Chaitali Rathod, Sangeeta Awahade and Suvarna Lokhande were appointed “Swachhata Doots” and felicitated by Chief Minister Devendra Fadnavis.
The appointments were made on the first anniversary of the launch of Swachh Bharat Abhiyan, an ambitious civic programme of the Narendra Modi Government.
These women displayed commitment for sanitation, including building toilets, in their own different ways.
Chaitali had sought a prefabricated toilet as a wedding gift over jewellery and other items from her parents in May last.
Sangeeta sold her ‘mangalsutra’ (sacred necklace worn by married Hindu women) and other jewellery for constructing a toilet at her home, while Suvarna took a loan from a women’s self-help group (SHG) to build a toilet in her house.
Lauding the women for their contribution in spreading awareness about the necessity of toilets, Fadnavis said Maharashtra was proud of them.

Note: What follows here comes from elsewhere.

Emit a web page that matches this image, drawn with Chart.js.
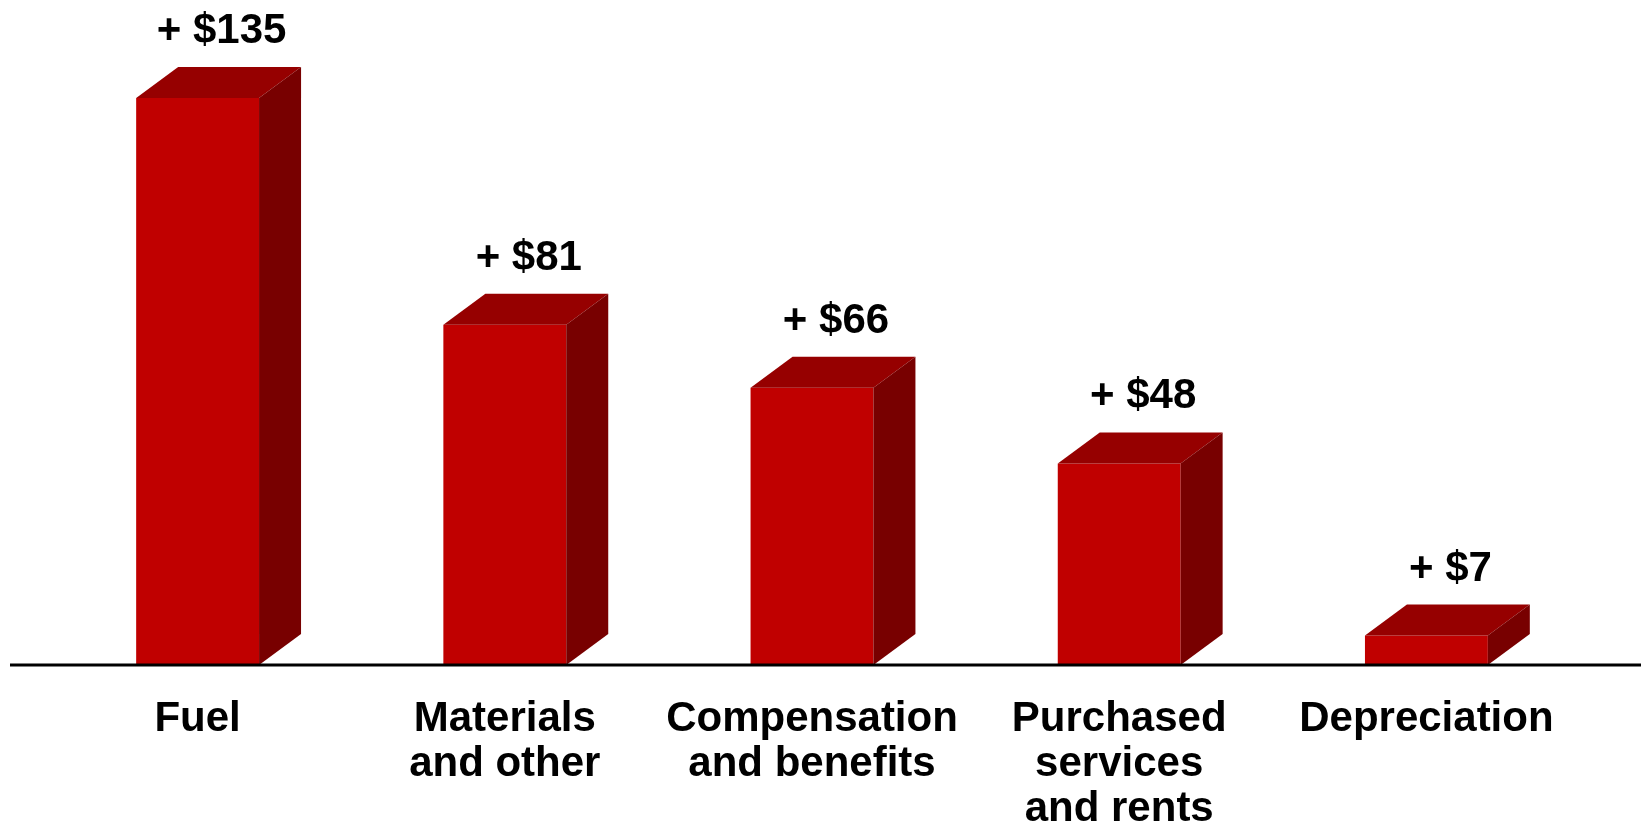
<!DOCTYPE html>
<html>
<head>
<meta charset="utf-8">
<script src="https://cdn.jsdelivr.net/npm/chart.js@4/dist/chart.umd.min.js"></script>
<style>
  html, body { margin: 0; padding: 0; background: #fff; }
  #wrap { width: 1649px; height: 826px; }
</style>
</head>
<body>
<div id="wrap"><canvas id="chart"></canvas></div>
<script>
const categories = [
  "Fuel",
  ["Materials", "and other"],
  ["Compensation", "and benefits"],
  ["Purchased", "services", "and rents"],
  "Depreciation"
];
const increases = [135, 81, 66, 48, 7];

const FONT = "'Liberation Sans', Arial, sans-serif";
const FRONT = "#c00000";
const TOP = "#960000";
const SIDE = "#780000";
const DEPTH_X = 42;
const DEPTH_Y = 31;

// draws the top and side faces so the bars look like boxes
const boxes = {
  id: "boxes",
  afterDatasetsDraw(chart) {
    const ctx = chart.ctx;
    chart.getDatasetMeta(0).data.forEach((bar) => {
      const left = bar.x - bar.width / 2;
      const right = bar.x + bar.width / 2;
      const top = bar.y;
      const base = bar.base;
      ctx.save();
      ctx.fillStyle = TOP;
      ctx.beginPath();
      ctx.moveTo(left, top);
      ctx.lineTo(right, top);
      ctx.lineTo(right + DEPTH_X, top - DEPTH_Y);
      ctx.lineTo(left + DEPTH_X, top - DEPTH_Y);
      ctx.closePath();
      ctx.fill();
      ctx.fillStyle = SIDE;
      ctx.beginPath();
      ctx.moveTo(right, top);
      ctx.lineTo(right + DEPTH_X, top - DEPTH_Y);
      ctx.lineTo(right + DEPTH_X, base - DEPTH_Y);
      ctx.lineTo(right, base);
      ctx.closePath();
      ctx.fill();
      ctx.restore();
    });
  },
  afterDraw(chart) {
    const ctx = chart.ctx;
    const y0 = chart.scales.y.getPixelForValue(0);
    ctx.save();
    ctx.strokeStyle = "#000";
    ctx.lineWidth = 3;
    ctx.beginPath();
    ctx.moveTo(10, y0);
    ctx.lineTo(chart.width - 8, y0);
    ctx.stroke();

    ctx.fillStyle = "#000";
    ctx.font = "bold 42px " + FONT;
    ctx.textAlign = "center";
    ctx.textBaseline = "alphabetic";
    chart.getDatasetMeta(0).data.forEach((bar, i) => {
      ctx.fillText("+ $" + increases[i], bar.x + 24, bar.y - 55);
    });
    ctx.restore();
  }
};

new Chart(document.getElementById("chart"), {
  type: "bar",
  data: {
    labels: categories,
    datasets: [{
      data: increases,
      backgroundColor: FRONT,
      borderWidth: 0,
      categoryPercentage: 1,
      barPercentage: 0.4
    }]
  },
  options: {
    responsive: true,
    maintainAspectRatio: false,
    animation: false,
    layout: { padding: { left: 44, right: 69, top: 35, bottom: 0 } },
    plugins: { legend: { display: false }, tooltip: { enabled: false } },
    scales: {
      x: {
        grid: { display: false, drawTicks: false },
        border: { display: false },
        ticks: {
          color: "#000",
          padding: 32,
          maxRotation: 0,
          autoSkip: false,
          font: { family: FONT, size: 42, weight: "bold", lineHeight: 1.07 }
        },
        afterFit: (scale) => { scale.height = 161; }
      },
      y: {
        display: false,
        min: 0,
        max: 150
      }
    }
  },
  plugins: [boxes]
});
</script>
</body>
</html>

They are an inspiration for other women for taking a stand that in-house toilets were their right, the CM said.
Chaitali, who hails from Yavatmal, said she was shocked to know that her then would-be in-laws did not have a toilet in their house. “I told my parents I don’t want jewellery or clothes. But toilet was a must. My father accepted my demand and gifted me a prefabricated toilet.”
Sangeeta, a resident of a village in Washim district, rued that people in rural areas don’t realise the importance of toilets. “This is mainly due to poverty and illiteracy.”
“For many years, I kept telling my husband to construct a toilet in the house. But for some reason or the other, he kept postponing taking a decision. One day, I decided that I will not allow my daughter to go out in the open for sanitation needs like I did all these years. I sold my mangulsutra and other ornaments to build a toilet. More than jewellery, toilet is important,” she maintained.
Over the last few weeks, Sangeeta has been visiting nearby villages and speaking about the need for good sanitation facilities.
“I have laid the foundation stone of 7,000 toilet blocks and I intend to continue spreading awareness about the need to end open defecation,” she said.
Sangeeta said her family and fellow villagers stopped talking to her when she sold her mangalsutra. “People’s attitude changed after Rural Development Minister Pankaja Munde felicitated me. Washim MP Bhawna Gawli adopted my village Saikheda under the Gram Sansad scheme,” she said.
Suvarna took a loan of Rs 50,000 from a SHG to build a toilet in her house and even repaid the amount.